De l’inédit dans le genre ultra-codé et ultra-connu de la série ado : la mise en lumière des adolescents intersexués. Cette production française formidable filme les genres, les errements, les hésitations, les doutes et les pulsions de jeunes adultes comme jamais personne auparavant.
Chair tendre met en lumière Sasha, 17 ans, nouvellement arrivé dans le lycée, la ville, l’endroit où se déroule l’intrigue – qui pourrait être n’importe où en France. Sasha s’impose en tant que fille, même s’il est né garçon. Une identité trouble qu’iel peine à gérer, pris entre ses tourments familiaux (famille assez dysfonctionnelle), ses tourments passés (harcèlement à cause de son genre pas vraiment déterminé) et ses tourments amoureux (Sasha est autant attiré par Alex que par Anna). Cette difficile acceptation de soi, notamment dans l' »âge ingrat » qu’est la fin de l’adolescence, va s’accroître quand Sasha va apprendre qu’il est né dans un corps intersexe, sans genre défini, et qu’il a été suivi médicalement, avec accord parental, pour finalement lui attribuer un genre masculin dès ses premières années. Sasha est, comme un peu plus de 1% de la population, à n’être né ni homme ni femme, mais avec des variations de genre et de sexe qui en font un être complexe et non déterminé de manière biologique. Sujet inédit, tabou même, évidemment casse-gueule. Mais le résultat est aussi simple que magnifique.

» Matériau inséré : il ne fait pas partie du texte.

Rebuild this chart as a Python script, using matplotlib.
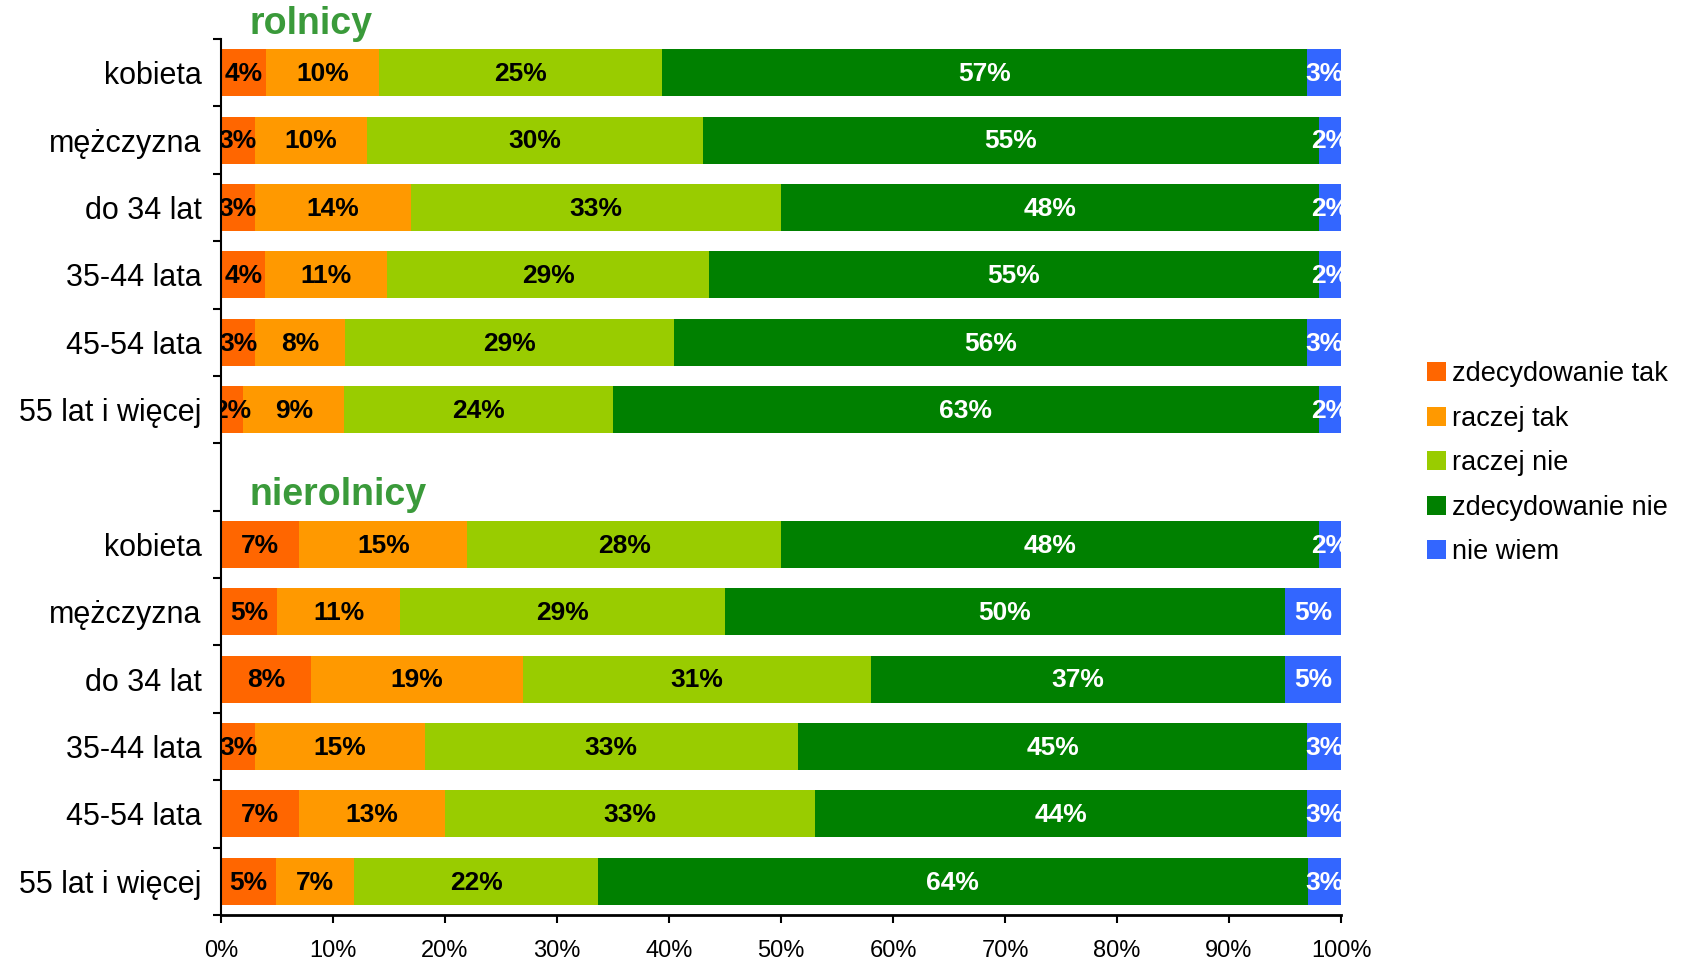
import matplotlib.pyplot as plt
import numpy as np

plt.rcParams['font.family'] = ['Liberation Sans', 'DejaVu Sans']

groups = ['rolnicy', 'nierolnicy']
rows = ['kobieta', 'mężczyzna', 'do 34 lat', '35-44 lata', '45-54 lata', '55 lat i więcej']
series = ['zdecydowanie tak', 'raczej tak', 'raczej nie', 'zdecydowanie nie', 'nie wiem']
colors = ['#FF6600', '#FF9900', '#99CC00', '#008000', '#3366FF']
text_colors = ['black', 'black', 'black', 'white', 'white']

# percentages per row (as printed on the bars)
rolnicy = [
    [4, 10, 25, 57, 3],
    [3, 10, 30, 55, 2],
    [3, 14, 33, 48, 2],
    [4, 11, 29, 55, 2],
    [3, 8, 29, 56, 3],
    [2, 9, 24, 63, 2],
]
nierolnicy = [
    [7, 15, 28, 48, 2],
    [5, 11, 29, 50, 5],
    [8, 19, 31, 37, 5],
    [3, 15, 33, 45, 3],
    [7, 13, 33, 44, 3],
    [5, 7, 22, 64, 3],
]


def main():
    fig = plt.figure(figsize=(16.82, 9.61), dpi=100)
    ax = fig.add_axes([0.1314, 0.0479, 0.6659, 0.9115])

    data = rolnicy + [None] + nierolnicy
    labels = rows + [''] + rows
    for i, row in enumerate(data):
        if row is None:
            continue
        vals = np.array(row, dtype=float)
        share = vals / vals.sum() * 100
        left = 0
        for j in range(len(vals)):
            ax.barh(i, share[j], left=left, height=0.7, color=colors[j],
                    label=series[j] if i == 0 else None)
            ax.text(left + share[j] / 2, i + 0.02, '%d%%' % row[j], ha='center', va='center',
                    fontsize=19, fontweight='bold', color=text_colors[j], clip_on=True)
            left += share[j]

    # group headers
    ax.text(2.5, -0.72, groups[0], fontsize=27, fontweight='bold', color='#3A9A3A',
            ha='left', va='center', clip_on=False)
    ax.text(2.5, 6.27, groups[1], fontsize=27, fontweight='bold', color='#3A9A3A',
            ha='left', va='center', clip_on=False)

    ax.set_xlim(0, 100)
    ax.set_ylim(12.5, -0.5)
    ax.set_xticks(np.arange(0, 101, 10))
    ax.set_xticklabels(['%d%%' % v for v in range(0, 101, 10)], fontsize=17)
    ax.set_yticks(np.arange(-0.5, 13, 1))
    ax.set_yticklabels([])
    ax.set_yticks(np.arange(13), minor=True)
    ax.set_yticklabels(labels, minor=True, fontsize=22)
    ax.tick_params(axis='y', which='minor', length=0, pad=14)
    ax.tick_params(axis='y', which='major', length=6, width=1.5, direction='out')
    ax.tick_params(axis='x', length=6, width=1.5, direction='out', pad=12)
    ax.spines['top'].set_visible(False)
    ax.spines['right'].set_visible(False)
    ax.spines['left'].set_linewidth(1.5)
    ax.spines['bottom'].set_linewidth(2)

    fig.legend(loc='center left', bbox_to_anchor=(0.834, 0.518), frameon=False,
               fontsize=19.5, handlelength=0.7, handleheight=0.7, handletextpad=0.2,
               labelspacing=0.68)

    plt.savefig('out.png', dpi=100)


if __name__ == '__main__':
    main()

D’abord parce que Chair Tendre, malgré son canevas très neuf de par son sujet, décide d’emprunter le chemin naturaliste de la série ou du film d’ado, thème rebattu mais qu’il secoue avec une énergie jusque-là insoupçonnée dans les productions françaises. En résumé, ce serait la série Euphoria filmée par un Maurice Pialat des années 2020. Yaël Langmann, aux manettes de la série, redéfinit l’adolescence en question, l’adulte en devenir et en quête d’identité comme de liberté absolue avec une maestria discrète et avec laquelle on adhère direct. Autour de Sasha, personnage pivot de toutes les histoires, de toutes les interrogations et de tous les choix, s’organisent de manière ample toutes les choses humaines : amitié, drague, rapports parents-enfants, sororité, emprise et harcèlement, sexualité et conflits intérieurs. La série ne s’interdit rien, va dans tous les recoins des paradoxes, et questionne finalement toute la société sur les bouleversements sexués et identitaires qui secouent les jeunes générations. Et tout cela, sous une caméra bienveillante qui ausculte un petit groupe de lycéens.
La distribution est assez exceptionnelle (fait remarquable pour une série française disons…tous les comédiennes et comédiens sont incroyables de justesse et de fraîcheur) et permet rapidement de s’attaquer de manière frontale, sans concessions mais aussi pédagogique, au thème de l’identité de genre des personnalités intersexes. C’est d’ailleurs peut-être là son seul défaut : le côté un peu didactique de certaines scènes qui finalement expliquent le concept d’intersexualité, de manière trop écrite pour ne pas qu’on remarque la rigidité du propos purement informationnel. De même pour le final en forme de plaidoyer symbolique, s’éloignant un peu trop du réalisme général pour emprunter d’autres chemins… un peu décevant de prime abord, mais vraiment original, comme si Terrence Malick s’invitait sur un épisode d’Euphoria ( notamment avec le formalisme flamboyant de la mise en scène).
Grande gagnante du festival SériesMania 2022, Chair Tendre, en dix épisodes courts, propose une vraie réflexion sur la norme, le genre, la place que l’on occupe dans une société faites de règles souvent désuètes et d’apparents critères. Tout en oubliant de vibrer de toutes ses forces visuelles pour inventer la série ado d’aujourd’hui, fiévreuse et nonchalante à la fois, cruelle et éternellement en quête de désir et d’absolu. La combinaison est électrique, osée, libre. Et géniale.